**** SOURCE DATA

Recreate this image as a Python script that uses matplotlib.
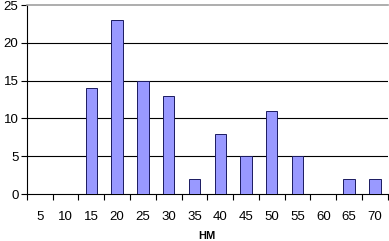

********
**** SOURCE DATA

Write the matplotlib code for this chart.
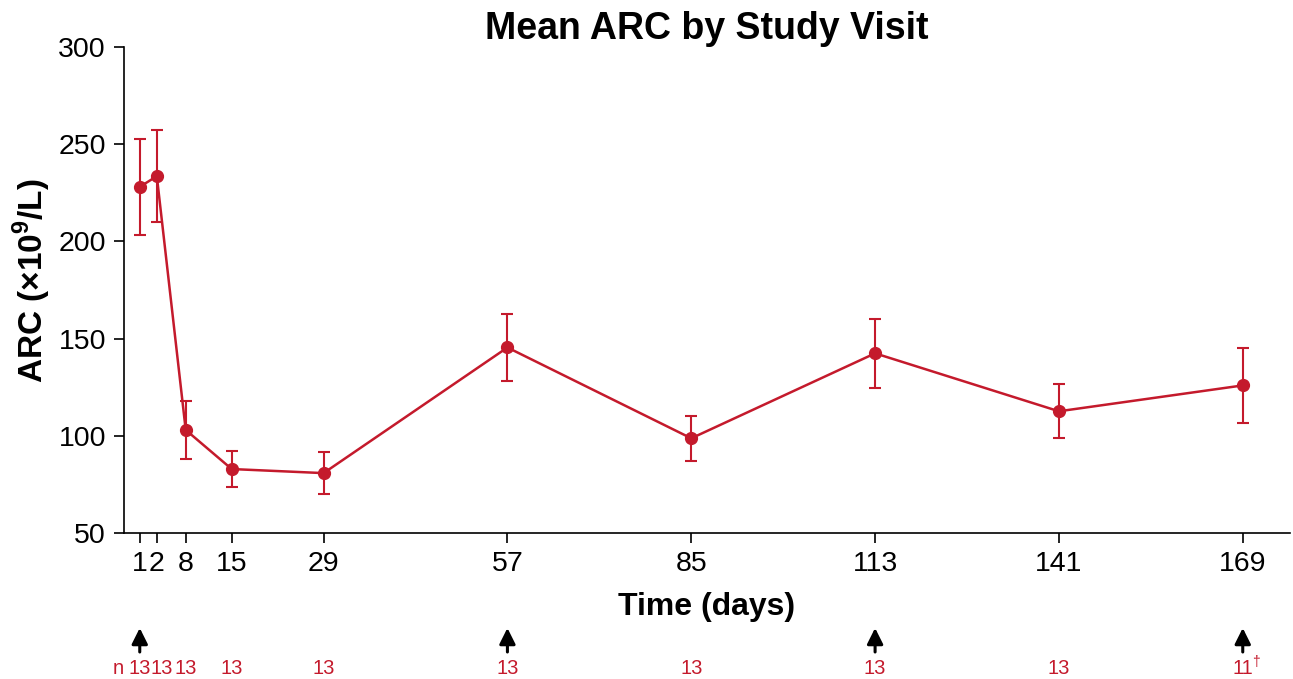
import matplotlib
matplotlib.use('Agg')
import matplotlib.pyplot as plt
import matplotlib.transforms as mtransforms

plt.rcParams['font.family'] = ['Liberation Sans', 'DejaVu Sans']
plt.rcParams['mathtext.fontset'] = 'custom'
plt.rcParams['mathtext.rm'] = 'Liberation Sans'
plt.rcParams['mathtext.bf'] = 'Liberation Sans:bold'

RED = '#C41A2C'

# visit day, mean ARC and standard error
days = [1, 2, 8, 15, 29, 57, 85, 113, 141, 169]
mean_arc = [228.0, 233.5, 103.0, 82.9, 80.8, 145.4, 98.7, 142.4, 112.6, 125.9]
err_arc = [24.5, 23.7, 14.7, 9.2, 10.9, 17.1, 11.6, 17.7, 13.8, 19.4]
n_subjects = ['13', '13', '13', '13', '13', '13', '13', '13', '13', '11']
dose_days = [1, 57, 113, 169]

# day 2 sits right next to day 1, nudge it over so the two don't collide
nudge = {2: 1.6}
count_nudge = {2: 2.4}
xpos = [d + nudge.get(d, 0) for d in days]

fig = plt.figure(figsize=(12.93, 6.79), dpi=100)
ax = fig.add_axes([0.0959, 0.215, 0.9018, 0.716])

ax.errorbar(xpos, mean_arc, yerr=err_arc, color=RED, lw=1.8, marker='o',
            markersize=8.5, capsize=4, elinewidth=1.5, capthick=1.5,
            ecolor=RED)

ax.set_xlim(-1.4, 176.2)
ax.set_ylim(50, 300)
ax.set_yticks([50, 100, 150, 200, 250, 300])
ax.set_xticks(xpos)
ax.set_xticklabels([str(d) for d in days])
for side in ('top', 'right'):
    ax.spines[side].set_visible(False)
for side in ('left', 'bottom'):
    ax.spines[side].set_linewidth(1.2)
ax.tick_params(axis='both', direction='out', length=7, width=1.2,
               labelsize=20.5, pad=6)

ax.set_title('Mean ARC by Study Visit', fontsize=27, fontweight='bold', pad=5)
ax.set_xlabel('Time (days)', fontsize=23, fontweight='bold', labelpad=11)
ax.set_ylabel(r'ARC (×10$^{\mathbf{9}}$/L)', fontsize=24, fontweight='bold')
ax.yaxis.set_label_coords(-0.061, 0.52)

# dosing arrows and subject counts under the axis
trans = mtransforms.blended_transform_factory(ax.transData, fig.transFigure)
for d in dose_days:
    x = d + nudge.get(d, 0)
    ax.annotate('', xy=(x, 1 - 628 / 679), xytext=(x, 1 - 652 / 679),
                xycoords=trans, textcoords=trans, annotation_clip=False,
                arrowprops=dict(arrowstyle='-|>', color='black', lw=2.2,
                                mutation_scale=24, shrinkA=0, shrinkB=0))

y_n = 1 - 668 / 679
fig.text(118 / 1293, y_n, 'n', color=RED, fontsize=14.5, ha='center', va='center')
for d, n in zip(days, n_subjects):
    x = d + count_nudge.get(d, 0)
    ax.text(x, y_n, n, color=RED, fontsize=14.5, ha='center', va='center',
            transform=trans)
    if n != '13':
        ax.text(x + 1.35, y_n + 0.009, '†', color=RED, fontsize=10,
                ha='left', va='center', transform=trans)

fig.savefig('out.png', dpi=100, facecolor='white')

********
**** SOURCE DATA

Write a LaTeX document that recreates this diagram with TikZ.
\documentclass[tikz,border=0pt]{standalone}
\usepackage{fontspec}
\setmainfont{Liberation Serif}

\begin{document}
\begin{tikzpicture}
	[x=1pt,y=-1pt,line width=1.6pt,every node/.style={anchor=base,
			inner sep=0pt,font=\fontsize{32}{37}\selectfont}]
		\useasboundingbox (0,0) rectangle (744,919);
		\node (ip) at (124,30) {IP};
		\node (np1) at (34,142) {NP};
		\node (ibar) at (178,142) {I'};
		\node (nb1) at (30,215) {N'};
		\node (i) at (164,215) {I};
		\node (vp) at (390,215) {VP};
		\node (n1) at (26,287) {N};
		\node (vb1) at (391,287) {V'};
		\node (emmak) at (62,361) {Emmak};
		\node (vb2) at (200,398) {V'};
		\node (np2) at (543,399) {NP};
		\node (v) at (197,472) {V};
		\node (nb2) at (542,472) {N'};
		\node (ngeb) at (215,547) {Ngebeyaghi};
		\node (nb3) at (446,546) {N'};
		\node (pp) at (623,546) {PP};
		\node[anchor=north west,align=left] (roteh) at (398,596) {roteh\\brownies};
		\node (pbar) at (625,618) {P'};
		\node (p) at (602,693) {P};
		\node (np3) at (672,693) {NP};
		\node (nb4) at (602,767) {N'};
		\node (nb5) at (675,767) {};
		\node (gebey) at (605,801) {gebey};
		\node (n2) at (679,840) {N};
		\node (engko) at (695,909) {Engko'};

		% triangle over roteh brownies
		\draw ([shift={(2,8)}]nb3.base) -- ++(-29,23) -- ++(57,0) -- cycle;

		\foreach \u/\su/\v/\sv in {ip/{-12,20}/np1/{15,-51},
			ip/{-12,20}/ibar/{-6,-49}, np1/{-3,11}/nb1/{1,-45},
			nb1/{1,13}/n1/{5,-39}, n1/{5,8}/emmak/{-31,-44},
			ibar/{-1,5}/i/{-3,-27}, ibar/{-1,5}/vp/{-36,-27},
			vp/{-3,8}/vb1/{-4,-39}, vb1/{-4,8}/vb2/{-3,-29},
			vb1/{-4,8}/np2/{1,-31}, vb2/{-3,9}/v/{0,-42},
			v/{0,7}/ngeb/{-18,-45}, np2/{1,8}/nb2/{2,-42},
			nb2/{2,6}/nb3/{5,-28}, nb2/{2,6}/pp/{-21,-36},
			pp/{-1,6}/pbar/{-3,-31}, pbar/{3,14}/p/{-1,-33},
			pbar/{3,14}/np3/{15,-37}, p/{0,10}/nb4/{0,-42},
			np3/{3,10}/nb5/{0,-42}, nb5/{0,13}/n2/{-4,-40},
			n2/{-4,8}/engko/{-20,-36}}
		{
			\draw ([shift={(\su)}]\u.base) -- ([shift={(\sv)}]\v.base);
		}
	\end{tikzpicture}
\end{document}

********

_SHORT TASK_
Reproduce exactly the lines above starting at the line containing "Write the matplotlib code for this chart." and ending at the line containing "ax.yaxis.set_label_coords(-0.061, 0.52)", including both, but not the pictures.

_SOLUTION_
Write the matplotlib code for this chart.
import matplotlib
matplotlib.use('Agg')
import matplotlib.pyplot as plt
import matplotlib.transforms as mtransforms

plt.rcParams['font.family'] = ['Liberation Sans', 'DejaVu Sans']
plt.rcParams['mathtext.fontset'] = 'custom'
plt.rcParams['mathtext.rm'] = 'Liberation Sans'
plt.rcParams['mathtext.bf'] = 'Liberation Sans:bold'

RED = '#C41A2C'

# visit day, mean ARC and standard error
days = [1, 2, 8, 15, 29, 57, 85, 113, 141, 169]
mean_arc = [228.0, 233.5, 103.0, 82.9, 80.8, 145.4, 98.7, 142.4, 112.6, 125.9]
err_arc = [24.5, 23.7, 14.7, 9.2, 10.9, 17.1, 11.6, 17.7, 13.8, 19.4]
n_subjects = ['13', '13', '13', '13', '13', '13', '13', '13', '13', '11']
dose_days = [1, 57, 113, 169]

# day 2 sits right next to day 1, nudge it over so the two don't collide
nudge = {2: 1.6}
count_nudge = {2: 2.4}
xpos = [d + nudge.get(d, 0) for d in days]

fig = plt.figure(figsize=(12.93, 6.79), dpi=100)
ax = fig.add_axes([0.0959, 0.215, 0.9018, 0.716])

ax.errorbar(xpos, mean_arc, yerr=err_arc, color=RED, lw=1.8, marker='o',
            markersize=8.5, capsize=4, elinewidth=1.5, capthick=1.5,
            ecolor=RED)

ax.set_xlim(-1.4, 176.2)
ax.set_ylim(50, 300)
ax.set_yticks([50, 100, 150, 200, 250, 300])
ax.set_xticks(xpos)
ax.set_xticklabels([str(d) for d in days])
for side in ('top', 'right'):
    ax.spines[side].set_visible(False)
for side in ('left', 'bottom'):
    ax.spines[side].set_linewidth(1.2)
ax.tick_params(axis='both', direction='out', length=7, width=1.2,
               labelsize=20.5, pad=6)

ax.set_title('Mean ARC by Study Visit', fontsize=27, fontweight='bold', pad=5)
ax.set_xlabel('Time (days)', fontsize=23, fontweight='bold', labelpad=11)
ax.set_ylabel(r'ARC (×10$^{\mathbf{9}}$/L)', fontsize=24, fontweight='bold')
ax.yaxis.set_label_coords(-0.061, 0.52)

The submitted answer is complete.